▶ TASK DIRECTIONS
Quote the listing in full, exactly as given, minus any pictures.

--- START ---

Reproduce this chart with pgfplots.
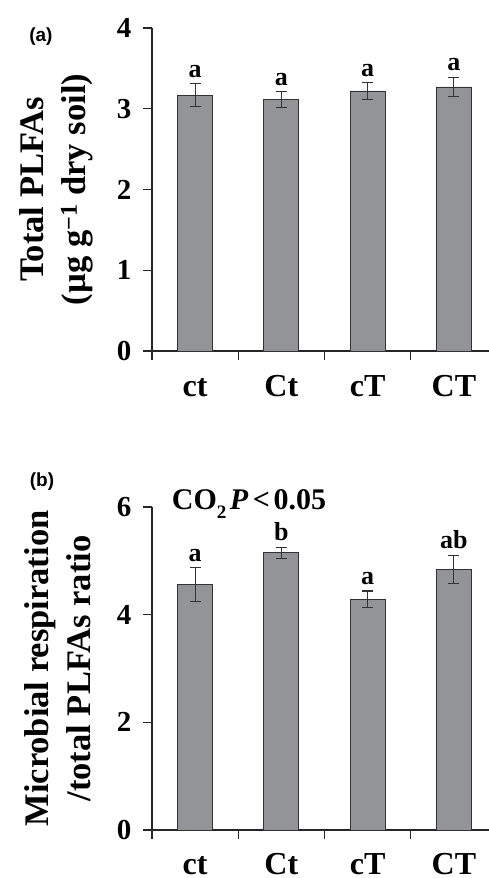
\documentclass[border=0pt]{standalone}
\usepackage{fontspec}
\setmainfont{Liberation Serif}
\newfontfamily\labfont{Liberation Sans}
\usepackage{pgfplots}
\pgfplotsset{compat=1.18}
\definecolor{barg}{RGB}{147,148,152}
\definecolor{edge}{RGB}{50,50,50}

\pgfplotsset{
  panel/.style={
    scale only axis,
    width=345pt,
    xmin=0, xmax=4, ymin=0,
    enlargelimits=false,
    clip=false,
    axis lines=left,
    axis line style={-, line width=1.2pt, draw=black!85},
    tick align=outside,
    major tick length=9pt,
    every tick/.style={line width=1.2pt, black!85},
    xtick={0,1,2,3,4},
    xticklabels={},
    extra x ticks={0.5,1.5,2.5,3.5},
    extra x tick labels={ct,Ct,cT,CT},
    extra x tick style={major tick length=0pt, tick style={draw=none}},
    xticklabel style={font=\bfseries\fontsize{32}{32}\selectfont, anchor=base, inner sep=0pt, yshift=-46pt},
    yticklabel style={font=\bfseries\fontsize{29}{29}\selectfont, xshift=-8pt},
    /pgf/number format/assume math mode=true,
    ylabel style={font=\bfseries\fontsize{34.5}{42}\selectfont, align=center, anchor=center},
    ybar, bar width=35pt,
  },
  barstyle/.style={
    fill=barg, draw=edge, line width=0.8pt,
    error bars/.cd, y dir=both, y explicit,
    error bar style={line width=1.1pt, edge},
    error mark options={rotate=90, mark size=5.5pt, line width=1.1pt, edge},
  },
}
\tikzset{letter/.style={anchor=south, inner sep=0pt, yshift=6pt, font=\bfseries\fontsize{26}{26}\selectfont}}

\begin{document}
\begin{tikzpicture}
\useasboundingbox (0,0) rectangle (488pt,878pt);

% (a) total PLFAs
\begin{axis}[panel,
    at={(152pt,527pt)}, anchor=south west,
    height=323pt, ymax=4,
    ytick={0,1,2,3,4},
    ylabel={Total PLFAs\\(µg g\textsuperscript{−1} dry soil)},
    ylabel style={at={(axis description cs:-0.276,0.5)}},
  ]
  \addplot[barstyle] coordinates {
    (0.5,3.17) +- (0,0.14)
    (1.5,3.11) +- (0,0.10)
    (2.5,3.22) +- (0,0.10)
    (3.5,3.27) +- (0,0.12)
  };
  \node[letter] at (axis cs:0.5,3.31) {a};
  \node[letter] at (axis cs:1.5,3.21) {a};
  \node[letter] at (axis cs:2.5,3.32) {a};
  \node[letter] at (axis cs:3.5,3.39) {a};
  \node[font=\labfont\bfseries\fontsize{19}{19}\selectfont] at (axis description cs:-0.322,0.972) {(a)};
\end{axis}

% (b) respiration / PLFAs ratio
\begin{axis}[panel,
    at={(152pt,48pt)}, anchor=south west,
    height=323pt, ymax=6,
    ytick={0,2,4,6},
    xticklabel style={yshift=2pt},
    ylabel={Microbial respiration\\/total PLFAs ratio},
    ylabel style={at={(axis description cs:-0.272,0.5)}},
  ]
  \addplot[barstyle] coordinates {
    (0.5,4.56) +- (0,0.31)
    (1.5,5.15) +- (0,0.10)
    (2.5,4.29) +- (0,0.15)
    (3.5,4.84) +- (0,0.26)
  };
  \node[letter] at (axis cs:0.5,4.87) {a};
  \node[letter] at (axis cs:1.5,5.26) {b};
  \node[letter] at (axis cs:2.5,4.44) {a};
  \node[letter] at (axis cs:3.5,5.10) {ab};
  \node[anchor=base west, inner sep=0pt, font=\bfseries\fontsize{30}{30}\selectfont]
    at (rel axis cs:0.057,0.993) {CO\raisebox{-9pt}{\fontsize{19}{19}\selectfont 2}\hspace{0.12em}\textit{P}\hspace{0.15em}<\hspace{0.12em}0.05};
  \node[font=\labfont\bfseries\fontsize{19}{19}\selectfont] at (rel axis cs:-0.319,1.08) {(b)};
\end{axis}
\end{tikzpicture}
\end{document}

--- END ---

▶ REPLY TO THE EXERCISE
Reproduce this chart with pgfplots.
\documentclass[border=0pt]{standalone}
\usepackage{fontspec}
\setmainfont{Liberation Serif}
\newfontfamily\labfont{Liberation Sans}
\usepackage{pgfplots}
\pgfplotsset{compat=1.18}
\definecolor{barg}{RGB}{147,148,152}
\definecolor{edge}{RGB}{50,50,50}

\pgfplotsset{
  panel/.style={
    scale only axis,
    width=345pt,
    xmin=0, xmax=4, ymin=0,
    enlargelimits=false,
    clip=false,
    axis lines=left,
    axis line style={-, line width=1.2pt, draw=black!85},
    tick align=outside,
    major tick length=9pt,
    every tick/.style={line width=1.2pt, black!85},
    xtick={0,1,2,3,4},
    xticklabels={},
    extra x ticks={0.5,1.5,2.5,3.5},
    extra x tick labels={ct,Ct,cT,CT},
    extra x tick style={major tick length=0pt, tick style={draw=none}},
    xticklabel style={font=\bfseries\fontsize{32}{32}\selectfont, anchor=base, inner sep=0pt, yshift=-46pt},
    yticklabel style={font=\bfseries\fontsize{29}{29}\selectfont, xshift=-8pt},
    /pgf/number format/assume math mode=true,
    ylabel style={font=\bfseries\fontsize{34.5}{42}\selectfont, align=center, anchor=center},
    ybar, bar width=35pt,
  },
  barstyle/.style={
    fill=barg, draw=edge, line width=0.8pt,
    error bars/.cd, y dir=both, y explicit,
    error bar style={line width=1.1pt, edge},
    error mark options={rotate=90, mark size=5.5pt, line width=1.1pt, edge},
  },
}
\tikzset{letter/.style={anchor=south, inner sep=0pt, yshift=6pt, font=\bfseries\fontsize{26}{26}\selectfont}}

\begin{document}
\begin{tikzpicture}
\useasboundingbox (0,0) rectangle (488pt,878pt);

% (a) total PLFAs
\begin{axis}[panel,
    at={(152pt,527pt)}, anchor=south west,
    height=323pt, ymax=4,
    ytick={0,1,2,3,4},
    ylabel={Total PLFAs\\(µg g\textsuperscript{−1} dry soil)},
    ylabel style={at={(axis description cs:-0.276,0.5)}},
  ]
  \addplot[barstyle] coordinates {
    (0.5,3.17) +- (0,0.14)
    (1.5,3.11) +- (0,0.10)
    (2.5,3.22) +- (0,0.10)
    (3.5,3.27) +- (0,0.12)
  };
  \node[letter] at (axis cs:0.5,3.31) {a};
  \node[letter] at (axis cs:1.5,3.21) {a};
  \node[letter] at (axis cs:2.5,3.32) {a};
  \node[letter] at (axis cs:3.5,3.39) {a};
  \node[font=\labfont\bfseries\fontsize{19}{19}\selectfont] at (axis description cs:-0.322,0.972) {(a)};
\end{axis}

% (b) respiration / PLFAs ratio
\begin{axis}[panel,
    at={(152pt,48pt)}, anchor=south west,
    height=323pt, ymax=6,
    ytick={0,2,4,6},
    xticklabel style={yshift=2pt},
    ylabel={Microbial respiration\\/total PLFAs ratio},
    ylabel style={at={(axis description cs:-0.272,0.5)}},
  ]
  \addplot[barstyle] coordinates {
    (0.5,4.56) +- (0,0.31)
    (1.5,5.15) +- (0,0.10)
    (2.5,4.29) +- (0,0.15)
    (3.5,4.84) +- (0,0.26)
  };
  \node[letter] at (axis cs:0.5,4.87) {a};
  \node[letter] at (axis cs:1.5,5.26) {b};
  \node[letter] at (axis cs:2.5,4.44) {a};
  \node[letter] at (axis cs:3.5,5.10) {ab};
  \node[anchor=base west, inner sep=0pt, font=\bfseries\fontsize{30}{30}\selectfont]
    at (rel axis cs:0.057,0.993) {CO\raisebox{-9pt}{\fontsize{19}{19}\selectfont 2}\hspace{0.12em}\textit{P}\hspace{0.15em}<\hspace{0.12em}0.05};
  \node[font=\labfont\bfseries\fontsize{19}{19}\selectfont] at (rel axis cs:-0.319,1.08) {(b)};
\end{axis}
\end{tikzpicture}
\end{document}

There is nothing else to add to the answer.